GIVEN EXERCISE
Please retype the data in full and exactly; the pictures are not part of the copy.

----------------------------------------

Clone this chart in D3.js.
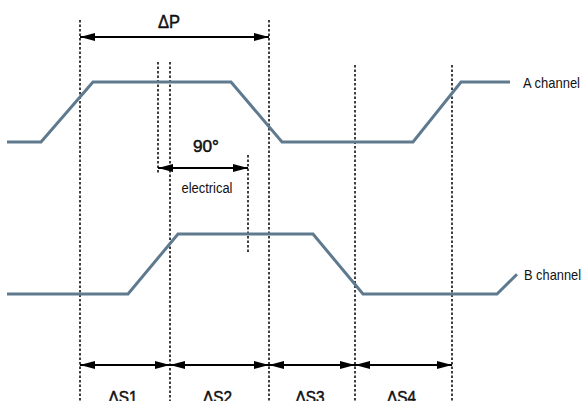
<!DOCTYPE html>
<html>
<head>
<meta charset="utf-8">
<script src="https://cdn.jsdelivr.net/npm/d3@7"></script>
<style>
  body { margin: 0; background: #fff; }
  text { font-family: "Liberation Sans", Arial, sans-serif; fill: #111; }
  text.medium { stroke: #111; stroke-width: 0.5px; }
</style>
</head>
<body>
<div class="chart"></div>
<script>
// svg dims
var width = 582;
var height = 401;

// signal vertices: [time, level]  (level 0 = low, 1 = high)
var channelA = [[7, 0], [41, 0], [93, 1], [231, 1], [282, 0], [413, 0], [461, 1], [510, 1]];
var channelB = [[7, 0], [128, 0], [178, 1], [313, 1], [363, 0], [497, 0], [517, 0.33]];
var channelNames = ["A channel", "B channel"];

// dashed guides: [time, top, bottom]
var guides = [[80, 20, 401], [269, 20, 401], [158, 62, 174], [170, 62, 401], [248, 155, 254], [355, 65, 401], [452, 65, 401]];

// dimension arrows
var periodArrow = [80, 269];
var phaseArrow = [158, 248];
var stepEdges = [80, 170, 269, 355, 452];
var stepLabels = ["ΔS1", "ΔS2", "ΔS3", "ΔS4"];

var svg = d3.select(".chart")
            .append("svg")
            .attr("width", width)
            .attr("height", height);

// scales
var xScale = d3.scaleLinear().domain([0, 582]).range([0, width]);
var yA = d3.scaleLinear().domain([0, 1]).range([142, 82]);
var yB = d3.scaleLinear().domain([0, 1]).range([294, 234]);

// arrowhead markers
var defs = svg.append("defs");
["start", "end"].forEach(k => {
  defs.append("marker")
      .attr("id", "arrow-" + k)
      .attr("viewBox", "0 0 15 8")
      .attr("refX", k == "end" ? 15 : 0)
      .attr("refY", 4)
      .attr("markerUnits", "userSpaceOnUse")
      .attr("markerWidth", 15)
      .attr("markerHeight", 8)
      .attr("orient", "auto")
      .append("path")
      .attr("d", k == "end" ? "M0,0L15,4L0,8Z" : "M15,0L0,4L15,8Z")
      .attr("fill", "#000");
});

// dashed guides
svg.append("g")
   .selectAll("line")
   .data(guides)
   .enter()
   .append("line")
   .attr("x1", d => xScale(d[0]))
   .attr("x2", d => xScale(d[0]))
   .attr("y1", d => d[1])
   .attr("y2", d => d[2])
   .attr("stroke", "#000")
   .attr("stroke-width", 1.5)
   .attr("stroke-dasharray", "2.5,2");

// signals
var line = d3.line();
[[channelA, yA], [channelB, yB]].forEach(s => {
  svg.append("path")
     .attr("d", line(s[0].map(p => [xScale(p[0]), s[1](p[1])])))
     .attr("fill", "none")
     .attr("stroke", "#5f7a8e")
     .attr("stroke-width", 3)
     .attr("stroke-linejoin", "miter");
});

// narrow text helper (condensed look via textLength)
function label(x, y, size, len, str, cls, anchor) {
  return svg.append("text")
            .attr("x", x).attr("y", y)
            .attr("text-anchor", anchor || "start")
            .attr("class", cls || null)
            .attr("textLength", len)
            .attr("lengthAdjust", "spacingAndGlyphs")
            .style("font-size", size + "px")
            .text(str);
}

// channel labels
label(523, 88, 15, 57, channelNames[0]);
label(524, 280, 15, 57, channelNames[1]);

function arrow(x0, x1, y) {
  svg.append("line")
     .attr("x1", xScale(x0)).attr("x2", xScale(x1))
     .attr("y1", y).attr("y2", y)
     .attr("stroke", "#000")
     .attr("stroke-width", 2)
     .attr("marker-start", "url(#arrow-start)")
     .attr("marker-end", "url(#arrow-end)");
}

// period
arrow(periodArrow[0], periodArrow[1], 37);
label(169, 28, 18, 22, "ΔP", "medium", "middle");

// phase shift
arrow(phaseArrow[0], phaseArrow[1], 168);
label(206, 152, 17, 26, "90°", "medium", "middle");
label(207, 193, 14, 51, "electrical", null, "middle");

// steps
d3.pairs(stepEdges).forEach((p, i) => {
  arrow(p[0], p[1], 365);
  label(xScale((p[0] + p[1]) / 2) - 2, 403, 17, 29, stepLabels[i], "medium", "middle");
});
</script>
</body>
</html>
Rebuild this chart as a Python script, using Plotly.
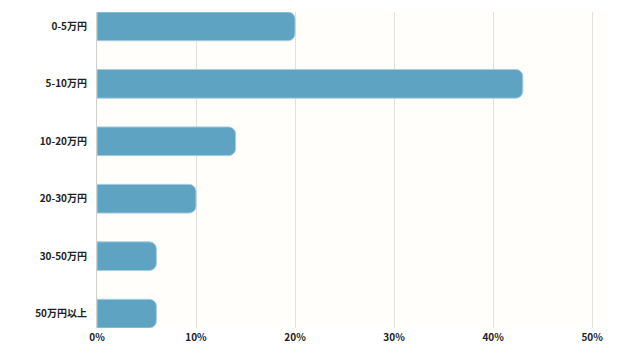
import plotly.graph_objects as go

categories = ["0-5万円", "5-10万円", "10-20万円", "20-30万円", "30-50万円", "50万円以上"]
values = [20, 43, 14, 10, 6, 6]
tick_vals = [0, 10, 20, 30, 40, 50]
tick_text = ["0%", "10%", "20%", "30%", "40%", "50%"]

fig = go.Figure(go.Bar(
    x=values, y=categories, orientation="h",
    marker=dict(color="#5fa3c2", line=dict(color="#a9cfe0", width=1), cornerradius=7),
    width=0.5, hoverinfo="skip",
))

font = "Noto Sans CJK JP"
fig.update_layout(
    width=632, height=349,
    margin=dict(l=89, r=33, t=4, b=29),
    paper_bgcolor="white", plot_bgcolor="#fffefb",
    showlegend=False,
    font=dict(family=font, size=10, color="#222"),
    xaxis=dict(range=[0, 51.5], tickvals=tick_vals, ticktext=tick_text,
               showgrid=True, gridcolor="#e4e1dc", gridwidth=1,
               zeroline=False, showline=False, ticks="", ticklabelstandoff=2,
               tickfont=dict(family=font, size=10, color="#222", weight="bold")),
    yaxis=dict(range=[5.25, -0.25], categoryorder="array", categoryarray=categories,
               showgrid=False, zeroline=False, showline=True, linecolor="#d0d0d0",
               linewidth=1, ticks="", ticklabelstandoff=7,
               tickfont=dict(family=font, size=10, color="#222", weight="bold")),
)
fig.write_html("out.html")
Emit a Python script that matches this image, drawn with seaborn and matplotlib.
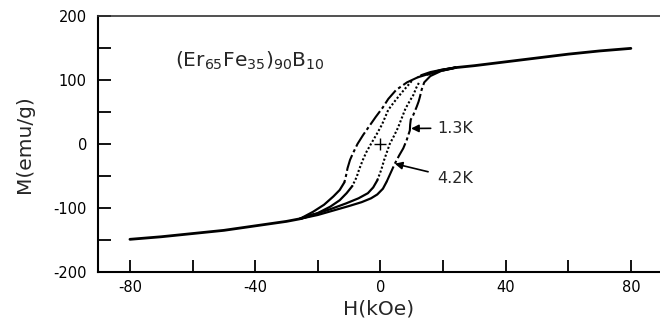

----------------------------------------

COMPLETED EXERCISE
Clone this chart in D3.js.
<!DOCTYPE html>
<html>
<head>
<meta charset="utf-8">
<script src="https://cdn.jsdelivr.net/npm/d3@7"></script>
<style>
  body { margin: 0; background: #fff; }
  text { font-family: "Liberation Sans", Arial, sans-serif; fill: #111; }
  text.medium { stroke: #111; stroke-width: 0.5px; }
</style>
</head>
<body>
<div class="chart"></div>
<script>
// svg dims
var width = 582;
var height = 401;

// signal vertices: [time, level]  (level 0 = low, 1 = high)
var channelA = [[7, 0], [41, 0], [93, 1], [231, 1], [282, 0], [413, 0], [461, 1], [510, 1]];
var channelB = [[7, 0], [128, 0], [178, 1], [313, 1], [363, 0], [497, 0], [517, 0.33]];
var channelNames = ["A channel", "B channel"];

// dashed guides: [time, top, bottom]
var guides = [[80, 20, 401], [269, 20, 401], [158, 62, 174], [170, 62, 401], [248, 155, 254], [355, 65, 401], [452, 65, 401]];

// dimension arrows
var periodArrow = [80, 269];
var phaseArrow = [158, 248];
var stepEdges = [80, 170, 269, 355, 452];
var stepLabels = ["ΔS1", "ΔS2", "ΔS3", "ΔS4"];

var svg = d3.select(".chart")
            .append("svg")
            .attr("width", width)
            .attr("height", height);

// scales
var xScale = d3.scaleLinear().domain([0, 582]).range([0, width]);
var yA = d3.scaleLinear().domain([0, 1]).range([142, 82]);
var yB = d3.scaleLinear().domain([0, 1]).range([294, 234]);

// arrowhead markers
var defs = svg.append("defs");
["start", "end"].forEach(k => {
  defs.append("marker")
      .attr("id", "arrow-" + k)
      .attr("viewBox", "0 0 15 8")
      .attr("refX", k == "end" ? 15 : 0)
      .attr("refY", 4)
      .attr("markerUnits", "userSpaceOnUse")
      .attr("markerWidth", 15)
      .attr("markerHeight", 8)
      .attr("orient", "auto")
      .append("path")
      .attr("d", k == "end" ? "M0,0L15,4L0,8Z" : "M15,0L0,4L15,8Z")
      .attr("fill", "#000");
});

// dashed guides
svg.append("g")
   .selectAll("line")
   .data(guides)
   .enter()
   .append("line")
   .attr("x1", d => xScale(d[0]))
   .attr("x2", d => xScale(d[0]))
   .attr("y1", d => d[1])
   .attr("y2", d => d[2])
   .attr("stroke", "#000")
   .attr("stroke-width", 1.5)
   .attr("stroke-dasharray", "2.5,2");

// signals
var line = d3.line();
[[channelA, yA], [channelB, yB]].forEach(s => {
  svg.append("path")
     .attr("d", line(s[0].map(p => [xScale(p[0]), s[1](p[1])])))
     .attr("fill", "none")
     .attr("stroke", "#5f7a8e")
     .attr("stroke-width", 3)
     .attr("stroke-linejoin", "miter");
});

// narrow text helper (condensed look via textLength)
function label(x, y, size, len, str, cls, anchor) {
  return svg.append("text")
            .attr("x", x).attr("y", y)
            .attr("text-anchor", anchor || "start")
            .attr("class", cls || null)
            .attr("textLength", len)
            .attr("lengthAdjust", "spacingAndGlyphs")
            .style("font-size", size + "px")
            .text(str);
}

// channel labels
label(523, 88, 15, 57, channelNames[0]);
label(524, 280, 15, 57, channelNames[1]);

function arrow(x0, x1, y) {
  svg.append("line")
     .attr("x1", xScale(x0)).attr("x2", xScale(x1))
     .attr("y1", y).attr("y2", y)
     .attr("stroke", "#000")
     .attr("stroke-width", 2)
     .attr("marker-start", "url(#arrow-start)")
     .attr("marker-end", "url(#arrow-end)");
}

// period
arrow(periodArrow[0], periodArrow[1], 37);
label(169, 28, 18, 22, "ΔP", "medium", "middle");

// phase shift
arrow(phaseArrow[0], phaseArrow[1], 168);
label(206, 152, 17, 26, "90°", "medium", "middle");
label(207, 193, 14, 51, "electrical", null, "middle");

// steps
d3.pairs(stepEdges).forEach((p, i) => {
  arrow(p[0], p[1], 365);
  label(xScale((p[0] + p[1]) / 2) - 2, 403, 17, 29, stepLabels[i], "medium", "middle");
});
</script>
</body>
</html>
Rebuild this chart as a Python script, using Plotly.
import plotly.graph_objects as go

categories = ["0-5万円", "5-10万円", "10-20万円", "20-30万円", "30-50万円", "50万円以上"]
values = [20, 43, 14, 10, 6, 6]
tick_vals = [0, 10, 20, 30, 40, 50]
tick_text = ["0%", "10%", "20%", "30%", "40%", "50%"]

fig = go.Figure(go.Bar(
    x=values, y=categories, orientation="h",
    marker=dict(color="#5fa3c2", line=dict(color="#a9cfe0", width=1), cornerradius=7),
    width=0.5, hoverinfo="skip",
))

font = "Noto Sans CJK JP"
fig.update_layout(
    width=632, height=349,
    margin=dict(l=89, r=33, t=4, b=29),
    paper_bgcolor="white", plot_bgcolor="#fffefb",
    showlegend=False,
    font=dict(family=font, size=10, color="#222"),
    xaxis=dict(range=[0, 51.5], tickvals=tick_vals, ticktext=tick_text,
               showgrid=True, gridcolor="#e4e1dc", gridwidth=1,
               zeroline=False, showline=False, ticks="", ticklabelstandoff=2,
               tickfont=dict(family=font, size=10, color="#222", weight="bold")),
    yaxis=dict(range=[5.25, -0.25], categoryorder="array", categoryarray=categories,
               showgrid=False, zeroline=False, showline=True, linecolor="#d0d0d0",
               linewidth=1, ticks="", ticklabelstandoff=7,
               tickfont=dict(family=font, size=10, color="#222", weight="bold")),
)
fig.write_html("out.html")
Emit a Python script that matches this image, drawn with seaborn and matplotlib.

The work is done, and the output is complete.